A medida que se van acercando, el chico con la soga empieza a gritar: ‘’¡Don! ¡Acérquese que lo subimos y lo sacamos de ahí!’’. El anciano le responde, gritando más fuerte que el propio rescatista: ‘’¿Qué dijiste?’’, pero como se tapa a medias la boca con la mano, el chico no logra entenderle y empieza a hacerle señas para que se aproxime.
El anciano los saluda, sin quitarse la mano de la boca. Les hace también señas pero de que se alejen. El chico le grita de nuevo: ‘’¡Venga, don, venga!’’, pero el hombre repite los ademanes y en vez de acercarse se aleja.
El piloto ni el copiloto pueden creer lo que ven. Pero a pesar de la aparente negativa del hombre en la azotea, se acercan aún más, por última vez. ‘’Debe estar insolado, el pobre’’ dice el copiloto. ‘’El desastre no lo deja pensar’’, añade.
El chico colgado de la soga intenta gritarle una vez más, pero se ve interrumpido por el hombre que le dice: ‘’¡Vayan a buscar a otra gente. Yo no me voy de aquí. No así!’’. El muchacho lo mira sin entender bien qué trata de hacer. ‘’¡Suba ya, don! ¡Deje la pendejada!’’. Pero el anciano insiste con sus ademanes para que se vayan.

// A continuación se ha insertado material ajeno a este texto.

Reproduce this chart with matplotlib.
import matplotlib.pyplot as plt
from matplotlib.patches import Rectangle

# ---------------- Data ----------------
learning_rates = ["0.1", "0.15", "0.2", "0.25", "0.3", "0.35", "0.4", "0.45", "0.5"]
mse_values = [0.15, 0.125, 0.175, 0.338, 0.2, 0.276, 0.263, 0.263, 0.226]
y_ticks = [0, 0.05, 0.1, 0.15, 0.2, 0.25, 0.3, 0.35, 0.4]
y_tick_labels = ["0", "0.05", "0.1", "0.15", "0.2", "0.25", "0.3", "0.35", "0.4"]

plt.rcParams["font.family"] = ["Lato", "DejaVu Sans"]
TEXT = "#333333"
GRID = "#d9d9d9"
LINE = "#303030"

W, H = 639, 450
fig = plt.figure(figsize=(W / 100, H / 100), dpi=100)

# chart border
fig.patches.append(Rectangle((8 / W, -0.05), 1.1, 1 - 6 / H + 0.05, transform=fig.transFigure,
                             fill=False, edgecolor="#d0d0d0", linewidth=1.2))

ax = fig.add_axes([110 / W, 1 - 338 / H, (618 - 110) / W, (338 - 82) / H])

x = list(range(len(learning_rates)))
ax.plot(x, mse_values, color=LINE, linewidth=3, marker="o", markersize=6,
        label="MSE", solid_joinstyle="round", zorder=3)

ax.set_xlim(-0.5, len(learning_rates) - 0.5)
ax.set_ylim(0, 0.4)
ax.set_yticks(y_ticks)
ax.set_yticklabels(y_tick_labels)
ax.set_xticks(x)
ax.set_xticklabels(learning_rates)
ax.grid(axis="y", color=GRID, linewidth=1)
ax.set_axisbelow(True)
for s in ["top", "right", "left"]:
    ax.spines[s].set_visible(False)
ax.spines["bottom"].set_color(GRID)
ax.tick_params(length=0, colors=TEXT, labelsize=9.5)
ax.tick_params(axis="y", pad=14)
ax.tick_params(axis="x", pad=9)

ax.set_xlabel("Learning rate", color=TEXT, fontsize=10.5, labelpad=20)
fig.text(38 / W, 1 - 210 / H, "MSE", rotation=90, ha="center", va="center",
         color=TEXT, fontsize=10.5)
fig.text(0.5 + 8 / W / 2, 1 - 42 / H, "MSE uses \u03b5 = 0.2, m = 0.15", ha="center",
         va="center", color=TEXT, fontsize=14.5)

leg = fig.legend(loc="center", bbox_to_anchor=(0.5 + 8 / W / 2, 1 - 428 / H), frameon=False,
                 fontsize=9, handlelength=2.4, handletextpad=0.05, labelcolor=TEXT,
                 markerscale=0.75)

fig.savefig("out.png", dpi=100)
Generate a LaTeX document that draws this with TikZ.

‘’¡Suéltame, Andrés!’’, le ordena a su compañero. Contrario a lo que debería hacer, Andrés obedece y lo suelta con cuidado, hasta que llegue a la azotea. ‘’¡No podemos quedarnos mucho más tiempo!’’, advierte el piloto.
El joven se acerca al anciano y le habla, con tono fuerte: ‘’Se viene ya, don, ¿me entendió?’’ y se va aproximando. El hombre va retrocediendo, poco a poco. ‘’No voy, no puedo ir con ustedes así’’ le responde, sin quitarse jamás la mano de la boca. ‘’¿Así cómo, abuelo?’’, pregunta perplejo el chico. ‘’¡Váyanse! ¡Hay otros que los necesitan. Yo estoy bien aquí. Así no voy!’’, responde el anciano. ‘’¿Pero no entiende que no lo podemos dejar así, aquí?’’ insiste el muchacho. ‘’¡Váyanse de una vez!’’. En un último intento, el chico se acerca rápidamente y lo agarra fuerte de un brazo, al tiempo que le dice: ‘’¡Abuelo, usted se viene conmigo, carajo!’’ y justo es en ese forcejeo que el viejo deja descubierta su boca desdentada. ‘’¿Vio lo que me hizo hacer? No puedo ir con ustedes así, sin dientes. ¡Abajo tengo mis dientes! ¡Al menos déjeme ir por ellos!’’. El chico no tuvo otra que soltar al hombre y a la vez soltar también una gran carcajada. ‘’Venga conmigo, don, así sin dientes. Le conseguiremos unos en el hospital’’ dice, riendo. ‘’Bueno, pero que conste que se lo dije. Me monto en ese aparato, pero no diga nada, hágame el favor’’. El joven lo toma con dulzura de la mano. ‘’¡Véngase, no más. Yo le guardo su secreto, abuelo’’. Y finalmente el hombre de la azotea subió al helicóptero, sin proferir ninguna palabra, porque siempre llevó la boca tapada con la mano.